Friday Congregational Prayer
Friday is the day for congregational worship, called Jum'ah. The prayer generally takes place at a mosque during the noontime prayer and includes an address or sermon, and lasts a total of 45 to 90 minutes.
A Muslim employee should be able to complete Friday prayers during an extended lunch break. Any work missed may be made up by either staying later or coming in earlier, or through whatever arrangements are mutually satisfactory
Pilgrimage plays a significant role in many faiths. In Islam, it is one of the five "pillars," or basic obligations, of the religion. Muslim adults are required to go on a pilgrimage to the city of Mecca at least once in their lifetime. Performing the rituals of the pilgrimage may last five days during the second week of the twelfth month of the lunar calendar. However, considerable variations exist in trip arrangements, and group travel may take 10-21 days. Muslim employees may choose to make pilgrimage using vacation time.
The Qur'an, Islam's revealed text, prohibits the consumption of alcohol, pork, and pork byproducts. Practicing Muslims are careful about the food they consume and about how it is prepared. Many practicing Muslims follow certain standards - called halal (permissible) - of slaughter and preparation of meat and poultry.
Airline companies and other parties that serve food to Muslims may order these special items (mainly meats) from certified halal food providers. If this is not possible, employees should be given choices that meet Muslim dietary requirement (such as vegetables, eggs, milk and fish).
Islam prescribes that both men and women behave and dress modestly. Muslims believe men and women should be valued and judged by their intelligence, skills and contributions to the community, not by their physical attributes. There are a number of ways in which Muslim men and women express such teachings.
Many Muslim men wear beards for religious reasons. Cleanliness is required by Islamic teachings. Should there be safety and health considerations, employers may require employees with beards to use proper covering such as hair nets or masks.
Also, some Muslim men wear a small head covering, called a kufi.
When in public, Muslim women wear loose-fitting, non-revealing clothing. Many Muslim women wear attire known as hijab. This attire, which may vary in style, usually includes covering the hair, neck and body, except for the face and hands. Some Muslim women may wear a face veil.
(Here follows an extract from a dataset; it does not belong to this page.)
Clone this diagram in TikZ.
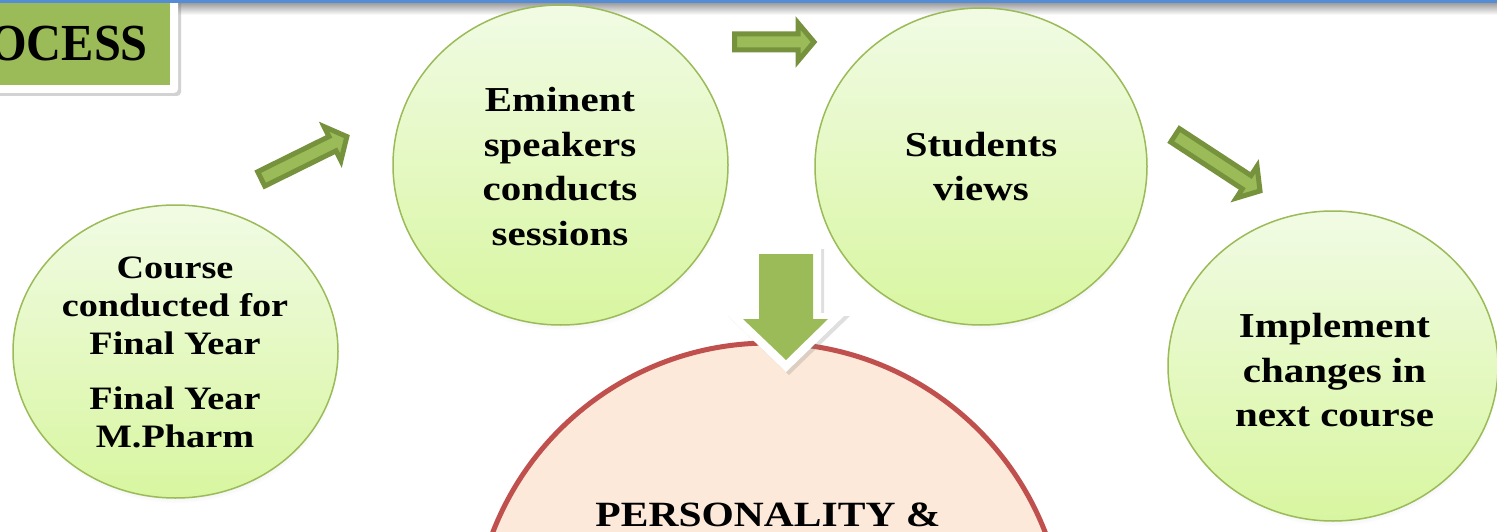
\documentclass[tikz,border=0pt]{standalone}
\usepackage{fontspec}
\setmainfont{Liberation Serif}[FakeStretch=1.17]
\newfontfamily\titlefont{Liberation Serif}[FakeStretch=0.93]
\usetikzlibrary{shapes.geometric,shadows,fadings}
\definecolor{bubtop}{RGB}{241,251,228}
\definecolor{bubbot}{RGB}{216,246,160}
\definecolor{bubline}{RGB}{155,187,89}
\definecolor{arrdark}{RGB}{118,146,60}
\definecolor{arrlight}{RGB}{155,187,89}
\definecolor{peach}{RGB}{253,233,217}
\definecolor{redline}{RGB}{192,80,77}
\definecolor{topblue}{RGB}{84,141,212}
\tikzset{
  bubble/.style={ellipse, draw=bubline, line width=1.5pt, top color=bubtop, bottom color=bubbot, inner sep=0pt,
    circular drop shadow={shadow xshift=1pt, shadow yshift=-5pt, opacity=0.3, shadow scale=1}},
  bubtext/.style={align=center, inner sep=0pt, font={\fontsize{35}{44.5}\selectfont\bfseries}},
  smalltext/.style={align=center, inner sep=0pt, font={\fontsize{32.7}{38}\selectfont\bfseries}},
  blockarrow/.style={draw=arrdark, fill=arrlight, line width=5pt, line join=miter},
}
\begin{document}
\begin{tikzpicture}[x=1pt, y=-1pt]
\useasboundingbox (0,0) rectangle (1497,532);
\fill[white] (0,0) rectangle (1497,532);
% top rule and its shadow
\shade[top color=black!35, bottom color=white] (0,4) rectangle (1497,15);
% title box
\fill[white, drop shadow={opacity=0.35, shadow xshift=3pt, shadow yshift=-3pt}, rounded corners=4pt] (-20,-10) rectangle (178,93);
\fill[arrlight] (-20,-10) rectangle (170,85);
\node[anchor=base east, inner sep=0pt, font={\titlefont\fontsize{52}{60}\selectfont\bfseries}] (title) at (148,61) {OCESS};
\draw[topblue, line width=3pt] (0,2) -- (1497,2);
% bubbles
\node[bubble, minimum width=325pt, minimum height=293pt] (course) at (175.5,351.5) {};
\node[bubble, minimum width=335pt, minimum height=320pt] (eminent) at (560.5,165) {};
\node[bubble, minimum width=332pt, minimum height=317pt] (students) at (981,166.5) {};
\node[bubble, minimum width=330pt, minimum height=310pt] (implement) at (1333,366) {};
\node[smalltext] (course-t) at (175,352.5) {Course\\conducted for\\Final Year\\[17pt]Final Year\\M.Pharm};
\node[bubtext] (eminent-t) at (560,166.5) {Eminent\\speakers\\conducts\\sessions};
\node[bubtext] (students-t) at (981,166.5) {Students\\views};
\node[bubtext] (implement-t) at (1334.5,370.5) {Implement\\changes in\\next course};
% small block arrows
\begin{scope}[shift={(259,180)}, rotate=26.3]
  \draw[blockarrow] (2.5,-8) -- (82,-8) -- (82,-19) -- (98,0) -- (82,19) -- (82,8) -- (2.5,8) -- cycle;
\end{scope}
\begin{scope}[shift={(732,42)}]
  \draw[blockarrow] (2.5,-8) -- (66,-8) -- (66,-19) -- (82,0) -- (66,19) -- (66,8) -- (2.5,8) -- cycle;
\end{scope}
\begin{scope}[shift={(1173,134)}, rotate=-33.2]
  \draw[blockarrow] (2.5,-8) -- (88,-8) -- (88,-19) -- (104,0) -- (88,19) -- (88,8) -- (2.5,8) -- cycle;
\end{scope}
% big result circle
\node[circle, draw=redline, fill=peach, line width=5pt, minimum size=592pt, inner sep=0pt] (result) at (769,639) {};
\node[anchor=base, inner sep=0pt, font={\fontsize{35.5}{44}\selectfont\bfseries}] (result-t) at (768,526) {PERSONALITY \&};
% big down arrow
\fill[white, drop shadow={opacity=0.25, shadow xshift=3pt, shadow yshift=-3pt}] (751,246) -- (821,246) -- (821,313) -- (847,313) -- (786,372) -- (725,313) -- (751,313) -- cycle;
\fill[arrlight] (759,254) -- (813,254) -- (813,319) -- (828,319) -- (786,360) -- (743,319) -- (759,319) -- cycle;
\end{tikzpicture}
\end{document}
Companies may ask that clothing be clean and neat. Businesses with designated uniforms may request that the Muslim worker's attire adhere to certain requirements of fabric, color and style that are consistent with corporate image.
Employers may wish to modify dress code policies so that religiously-mandated attire is addressed as a diversity issue. For example, many corporations have a policy forbidding the wearing of "hats." This rule may be amended to exempt items such as head scarves and skullcaps.
Some Muslims will be reluctant to shake the hand of an unrelated person of the opposite sex. This should not be taken as an insult, but as a sign of personal modesty and respect.
The Qur'an teaches Muslim men and women to "lower their gaze" when communicating with unrelated persons of the opposite sex. In observing this teaching, many Muslims avoid sustained eye contact. This should not be taken as an insult or as an indication of an unwillingness to communicate.
Many Muslims are reluctant to take part in social gatherings celebrating religious holidays of other faiths or where alcohol is served. These employees should not be penalized for not participating in such functions. Such events should not be mixed with business.
A Muslim employee should not be asked to serve or sell religiously offensive products, such as alcoholic beverages.
Unlike other reilgions, Muslim funeral prayers are to be preformed as quickly as possible following a death. Due to this, Muslim employees may express a sense of urgency when responding to the death of a family member and making arrangements. Please work to accommodate them during this time, these employees should not be penalized for the suddenness of having to make arrangements.